┌─ Dataset section

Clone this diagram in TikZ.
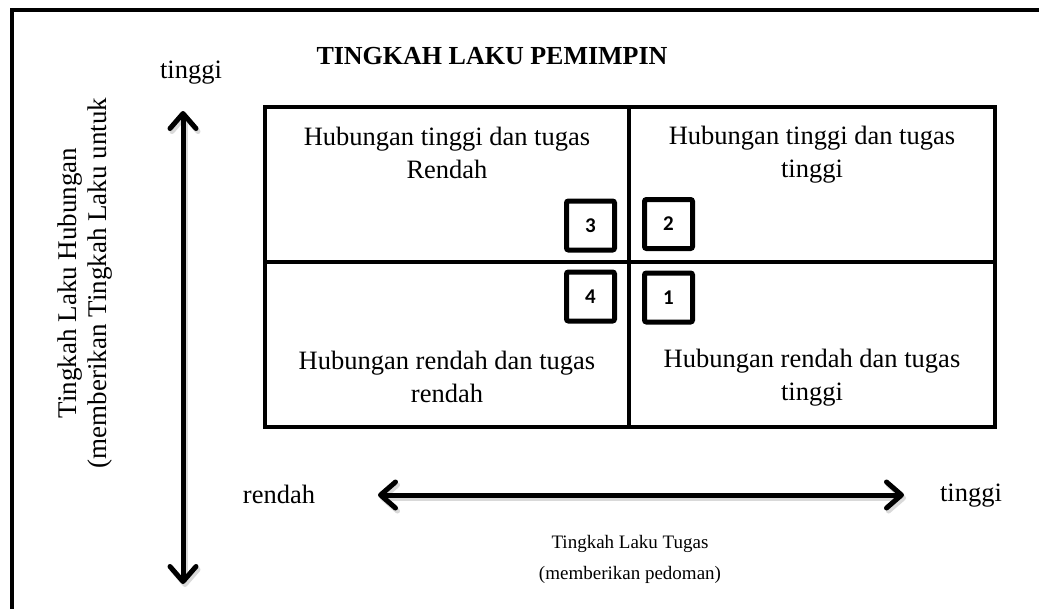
\documentclass[tikz,border=0pt]{standalone}
\usepackage{fontspec}
\setmainfont{Liberation Serif}
\newfontfamily\numfont{Carlito}
\usetikzlibrary{arrows.meta}
\tikzset{
  frame/.style={line width=4pt},
  gridline/.style={line width=3.5pt},
  barb/.tip={Straight Barb[length=15pt,width=26pt,round]},
  bigarrow/.style={line width=5pt, barb-barb},
  arrowshade/.style={bigarrow, black!15},
  numbox/.style={draw, line width=5pt, rounded corners=2pt, minimum width=48pt, minimum height=49pt,
                 inner sep=0pt, font=\numfont\bfseries\fontsize{21}{24}\selectfont},
  celltext/.style={align=center, font=\fontsize{26.5}{33}\selectfont},
  axislabel/.style={anchor=base, font=\fontsize{26.5}{32}\selectfont},
  smalllabel/.style={align=center, font=\fontsize{19}{31}\selectfont},
}
\begin{document}
\begin{tikzpicture}[x=1pt,y=-1pt]
  \useasboundingbox (0,0) rectangle (1039,608);
  \clip (0,0) rectangle (1039,608);
  \fill[white] (0,0) rectangle (1039,608);

  % outer frame (runs past the lower and right edges)
  \draw[frame] (12,10) rectangle (1060,630);

  % title
  \node[font=\bfseries\fontsize{26}{30}\selectfont] (title) at (492,56) {TINGKAH LAKU PEMIMPIN};

  % quadrant grid
  \coordinate (gtl) at (265,107);
  \coordinate (gbr) at (995,427);
  \draw[gridline] (gtl) rectangle (gbr);
  \coordinate (vt) at (629,107);
  \coordinate (vb) at (629,427);
  \coordinate (hl) at (265,262);
  \coordinate (hr) at (995,262);
  \draw[gridline] (vt) -- (vb);
  \draw[gridline] (hl) -- (hr);

  % quadrant texts
  \node[celltext] (q3) at (447,153) {Hubungan tinggi dan tugas\\Rendah};
  \node[celltext] (q2) at (812,155) {Hubungan tinggi dan tugas\\tinggi};
  \node[celltext] (q4) at (447,377) {Hubungan rendah dan tugas\\rendah};
  \node[celltext] (q1) at (812,378) {Hubungan rendah dan tugas\\tinggi};

  % quadrant numbers
  \node[numbox] (n3) at (590.5,225.5) {3};
  \node[numbox] (n2) at (668.5,224) {2};
  \node[numbox] (n4) at (590.5,296.5) {4};
  \node[numbox] (n1) at (668.5,297.5) {1};

  % vertical axis
  \coordinate (vtop) at (183,111);
  \coordinate (vbot) at (183,584);
  \draw[arrowshade] ([shift={(2,3)}]vtop) -- ([shift={(2,3)}]vbot);
  \draw[bigarrow] (vtop) -- (vbot);
  \node[axislabel] (vhigh) at (191,78) {tinggi};
  \node[rotate=90, align=center, font=\fontsize{27}{30}\selectfont] (vtitle) at (85,283)
    {Tingkah Laku Hubungan\\(memberikan Tingkah Laku untuk};

  % horizontal axis
  \coordinate (hleft) at (378,495);
  \coordinate (hright) at (904,495);
  \draw[arrowshade] ([shift={(2,3)}]hleft) -- ([shift={(2,3)}]hright);
  \draw[bigarrow] (hleft) -- (hright);
  \node[axislabel] (hlow) at (279,503) {rendah};
  \node[axislabel] (hhigh) at (971,501) {tinggi};
  \node[smalllabel] (htitle) at (630,559) {Tingkah Laku Tugas\\(memberikan pedoman)};
\end{tikzpicture}
\end{document}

└─

=== Exercise aim ===
Reproduce the material above from its first line through the line containing "(title) at (492,56)", both ends included, and skip every picture.

=== Result ===
Clone this diagram in TikZ.
\documentclass[tikz,border=0pt]{standalone}
\usepackage{fontspec}
\setmainfont{Liberation Serif}
\newfontfamily\numfont{Carlito}
\usetikzlibrary{arrows.meta}
\tikzset{
  frame/.style={line width=4pt},
  gridline/.style={line width=3.5pt},
  barb/.tip={Straight Barb[length=15pt,width=26pt,round]},
  bigarrow/.style={line width=5pt, barb-barb},
  arrowshade/.style={bigarrow, black!15},
  numbox/.style={draw, line width=5pt, rounded corners=2pt, minimum width=48pt, minimum height=49pt,
                 inner sep=0pt, font=\numfont\bfseries\fontsize{21}{24}\selectfont},
  celltext/.style={align=center, font=\fontsize{26.5}{33}\selectfont},
  axislabel/.style={anchor=base, font=\fontsize{26.5}{32}\selectfont},
  smalllabel/.style={align=center, font=\fontsize{19}{31}\selectfont},
}
\begin{document}
\begin{tikzpicture}[x=1pt,y=-1pt]
  \useasboundingbox (0,0) rectangle (1039,608);
  \clip (0,0) rectangle (1039,608);
  \fill[white] (0,0) rectangle (1039,608);

  % outer frame (runs past the lower and right edges)
  \draw[frame] (12,10) rectangle (1060,630);

  % title
  \node[font=\bfseries\fontsize{26}{30}\selectfont] (title) at (492,56) {TINGKAH LAKU PEMIMPIN};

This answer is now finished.